Coming Soon
Stop Treating Topsoil Like Dirt
By Mary Ellen Connelly
Reprinted with permission.
Topsoil is directly responsible for a beautiful Sioux Falls. Topsoil is the Minnehaha County’s most important natural resource, as valuable to eastern South Dakota as gold is to the western part of our state.
Topsoil (the top layer of dark-colored soil) has been endowed to the prairie by the decomposition of native plants over thousands of years. In glaciated regions like eastern South Dakota, it took 500 years of native plant growth and decomposition to make one inch of topsoil.
On still-existing beautiful and diverse native prairies, the dark, humus-rich topsoil depths vary – thinner at tops and slopes of hills and deeper in scoops of valleys. The average topsoil depth in Minnehaha County is 14-16 inches. (PHOTO of soil profiles from land judging school)

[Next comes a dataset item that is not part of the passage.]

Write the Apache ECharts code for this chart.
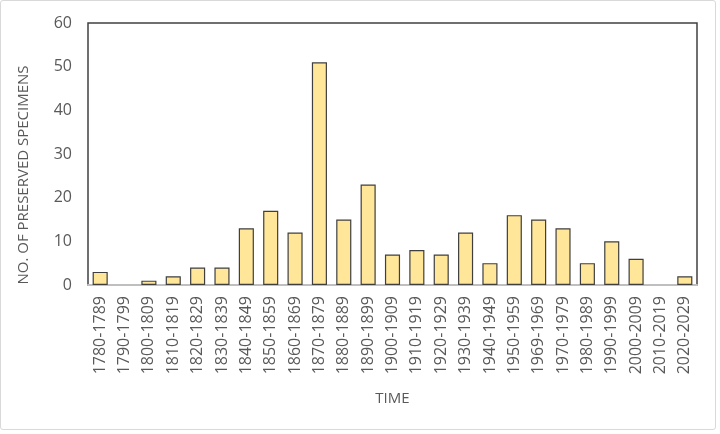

Stripping and stockpiling of topsoil since the approximate decades of the 1960s and 70s have purposely reduced the volumes of topsoil on most Sioux Falls’ real estate developments, even in the most upscale neighborhoods.

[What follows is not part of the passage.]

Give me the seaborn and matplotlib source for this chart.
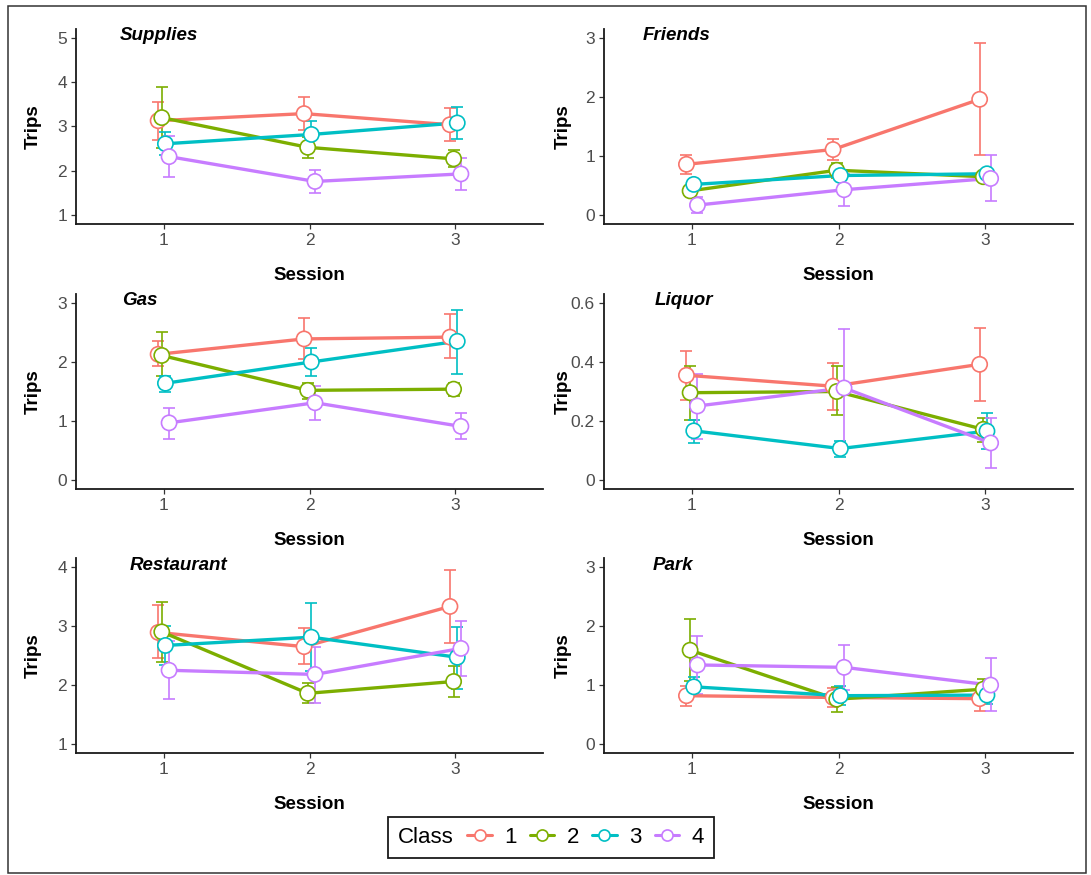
import matplotlib
matplotlib.use("Agg")
import numpy as np
import pandas as pd
import matplotlib.pyplot as plt
import seaborn as sns
from matplotlib.lines import Line2D
from matplotlib.patches import Rectangle

# ---- data ----
sessions = [1, 2, 3]
classes = ["1", "2", "3", "4"]
colors = ["#F8766D", "#7CAE00", "#00BFC4", "#C77CFF"]

supplies_mean = [[3.13, 3.29, 3.04], [3.20, 2.53, 2.27], [2.61, 2.82, 3.08], [2.32, 1.76, 1.93]]
supplies_lo = [[2.70, 2.91, 2.68], [2.51, 2.29, 2.08], [2.35, 2.52, 2.72], [1.86, 1.50, 1.56]]
supplies_hi = [[3.56, 3.67, 3.41], [3.89, 2.77, 2.46], [2.88, 3.13, 3.45], [2.79, 2.02, 2.30]]

friends_mean = [[0.86, 1.11, 1.96], [0.41, 0.76, 0.65], [0.52, 0.67, 0.70], [0.17, 0.43, 0.62]]
friends_lo = [[0.70, 0.94, 1.01], [0.35, 0.63, 0.58], [0.46, 0.60, 0.62], [0.04, 0.16, 0.24]]
friends_hi = [[1.02, 1.28, 2.92], [0.47, 0.89, 0.72], [0.58, 0.73, 0.78], [0.30, 0.70, 1.01]]

gas_mean = [[2.13, 2.39, 2.42], [2.11, 1.52, 1.54], [1.64, 2.00, 2.35], [0.97, 1.31, 0.91]]
gas_lo = [[1.93, 2.05, 2.07], [1.77, 1.38, 1.42], [1.49, 1.76, 1.80], [0.70, 1.01, 0.69]]
gas_hi = [[2.35, 2.74, 2.82], [2.51, 1.65, 1.65], [1.76, 2.23, 2.88], [1.22, 1.60, 1.13]]

liquor_mean = [[0.355, 0.318, 0.392], [0.296, 0.300, 0.172], [0.167, 0.107, 0.166], [0.251, 0.312, 0.126]]
liquor_lo = [[0.270, 0.236, 0.268], [0.205, 0.220, 0.130], [0.126, 0.079, 0.105], [0.141, 0.110, 0.042]]
liquor_hi = [[0.437, 0.398, 0.515], [0.386, 0.386, 0.210], [0.203, 0.134, 0.227], [0.360, 0.512, 0.210]]

restaurant_mean = [[2.89, 2.65, 3.33], [2.90, 1.86, 2.06], [2.67, 2.81, 2.47], [2.25, 2.18, 2.62]]
restaurant_lo = [[2.46, 2.35, 2.71], [2.39, 1.69, 1.79], [2.34, 2.24, 1.93], [1.76, 1.70, 2.15]]
restaurant_hi = [[3.35, 2.96, 3.95], [3.40, 2.03, 2.33], [3.00, 3.38, 2.99], [2.75, 2.65, 3.09]]

park_mean = [[0.82, 0.79, 0.77], [1.59, 0.76, 0.93], [0.97, 0.82, 0.83], [1.34, 1.30, 1.00]]
park_lo = [[0.65, 0.63, 0.56], [1.07, 0.54, 0.76], [0.81, 0.66, 0.68], [0.85, 0.92, 0.56]]
park_hi = [[0.98, 0.95, 0.92], [2.11, 0.97, 1.10], [1.13, 0.98, 0.98], [1.83, 1.68, 1.45]]

panel_names = ["Supplies", "Friends", "Gas", "Liquor", "Restaurant", "Park"]
panel_ticks = [[1, 2, 3, 4, 5], [0, 1, 2, 3], [0, 1, 2, 3],
               [0, 0.2, 0.4, 0.6], [1, 2, 3, 4], [0, 1, 2, 3]]
panel_ticklabels = [["1", "2", "3", "4", "5"], ["0", "1", "2", "3"], ["0", "1", "2", "3"],
                    ["0", "0.2", "0.4", "0.6"], ["1", "2", "3", "4"], ["0", "1", "2", "3"]]
panel_data = [
    (supplies_mean, supplies_lo, supplies_hi),
    (friends_mean, friends_lo, friends_hi),
    (gas_mean, gas_lo, gas_hi),
    (liquor_mean, liquor_lo, liquor_hi),
    (restaurant_mean, restaurant_lo, restaurant_hi),
    (park_mean, park_lo, park_hi),
]

# ---- style ----
sns.set_style("ticks")
plt.rcParams["font.family"] = ["Liberation Sans", "DejaVu Sans"]
plt.rcParams["text.color"] = "black"
plt.rcParams["axes.labelcolor"] = "black"

palette = dict(zip(classes, colors))
dodge = 0.05
title_x = [0.093, 0.083, 0.098, 0.107, 0.114, 0.104]
title_y = [0.969, 0.969, 0.969, 0.969, 0.964, 0.964]

fig = plt.figure(figsize=(10.91, 8.75), dpi=100)
col_x = [0.0697, 0.5536]
col_w = [0.428, 0.430]
row_y = [0.744, 0.4411, 0.1394]
ax_h = 0.2229


def make_frame(mean, lo, hi):
    rows = []
    for ci, cls in enumerate(classes):
        off = (ci - 1.5) * dodge / 2
        for si, s in enumerate(sessions):
            rows.append({"Session": s, "x": s + off, "Class": cls, "Trips": mean[ci][si],
                         "lo": lo[ci][si], "hi": hi[ci][si]})
    return pd.DataFrame(rows)


for i, name in enumerate(panel_names):
    r, c = divmod(i, 2)
    ax = fig.add_axes([col_x[c], row_y[r], col_w[c], ax_h])
    df = make_frame(*panel_data[i])

    for ci, cls in enumerate(classes):
        d = df[df["Class"] == cls]
        ax.errorbar(d["x"], d["Trips"], yerr=[d["Trips"] - d["lo"], d["hi"] - d["Trips"]],
                    fmt="none", ecolor=colors[ci], elinewidth=1.2, capsize=4.5,
                    capthick=1.2, zorder=1)

    sns.lineplot(data=df, x="x", y="Trips", hue="Class", palette=palette, lw=2.4,
                 estimator=None, sort=False, legend=False, ax=ax, zorder=2)
    sns.scatterplot(data=df, x="x", y="Trips", hue="Class", palette=palette, s=120,
                    legend=False, ax=ax, zorder=3)
    coll = ax.collections[-1]
    fc = coll.get_facecolors()
    coll.set_edgecolors(fc)
    coll.set_facecolors("white")
    coll.set_linewidths(1.2)

    ticks = panel_ticks[i]
    rng = ticks[-1] - ticks[0]
    ax.set_ylim(ticks[0] - 0.05 * rng, ticks[-1] + 0.05 * rng)
    ax.set_yticks(ticks)
    ax.set_yticklabels(panel_ticklabels[i])
    ax.set_xlim(0.4, 3.6)
    ax.set_xticks(sessions)
    ax.set_xticklabels([str(s) for s in sessions])

    sns.despine(ax=ax)
    for sp in ["left", "bottom"]:
        ax.spines[sp].set_linewidth(1.3)
        ax.spines[sp].set_color("#1a1a1a")
    ax.tick_params(axis="both", bottom=True, left=True, length=3.5, width=0.9,
                   color="#333333", labelsize=12.5, labelcolor="#4D4D4D", pad=3)
    ax.set_facecolor("white")

    ax.set_xlabel("Session", fontsize=13.5, fontweight="bold", color="black")
    ax.set_ylabel("Trips", fontsize=13.5, fontweight="bold", color="black")
    ax.xaxis.set_label_coords(0.5, -0.22)
    ax.yaxis.set_label_coords(-0.073 if c == 0 else -0.068, 0.5)

    ax.text(title_x[i], title_y[i], name, transform=ax.transAxes, ha="left", va="center",
            fontsize=13.5, fontweight="bold", fontstyle="italic", color="black")

# ---- legend ----
handles = [Line2D([], [], color=col, lw=2.2, marker="o", ms=8, mfc="white", mew=1.2)
           for col in colors]
leg = fig.legend(handles, classes, title="Class", ncol=4, loc="center",
                 bbox_to_anchor=(0.505, 0.043), fontsize=16, title_fontsize=16,
                 frameon=True, fancybox=False, framealpha=1, edgecolor="#1a1a1a",
                 handlelength=1.1, handletextpad=0.55, columnspacing=0.6,
                 borderpad=0.45, labelcolor="black")
leg.get_frame().set_linewidth(1.3)
leg.get_title().set_color("black")
box = leg.get_children()[0]
title_box = box.get_children()[0]
hpack = box.get_children()[1]
box._children = [hpack]
hpack._children = [title_box] + hpack.get_children()

fig.patches.append(Rectangle((0.0073, 0.0023), 0.988, 0.991, transform=fig.transFigure,
                             fill=False, lw=1.1, edgecolor="#333333"))

fig.savefig("out.png", dpi=100)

Giant loaf-like mounds of it, sometimes behind locked gates, can be observed adjacent to every new development.
(PHOTO of strip-mined pile of topsoil: Contemplate thousands of growing seasons piled up in loaf-like mounds next to every housing development PHOTO: some piles are under lock and key)
Topsoil has been made thinner as it radiates from the pre 1960s parts of the city. Older neighborhoods often have many inches of topsoil, two or more feet in some areas. Newer neighborhoods usually have less than three inches.
On today’s urban sites, topsoil quantity and quality are not prioritized, and subsoil, often highly alkaline, is compacted to a hardness that is near-impenetrable to water and air. On these sites, significant natural precipitation ends up in the guzzling, gaping storm sewers that have no use for it except to send it away, downstream to the Gulf of Mexico.
On cropland, maintaining and improving quantity and quality of topsoil are prioritized in order to achieve best yield and so soil can seize and soak up rainfall and snowmelt like a sponge.
Deep roots act as conduits for water and air infiltration. So do earthworms. Some native plants, still found on pastureland and protected native prairies, root to fifteen feet. On cropland, soybeans might root down four feet; corn, five feet; and alfalfa, twelve feet.
Natural topsoil depths are reservoirs that store natural precipitation. Deep prairie roots are conduits, like straws, that allow rain and snow melt to percolate down and recharge groundwater and store up in soil reservoirs.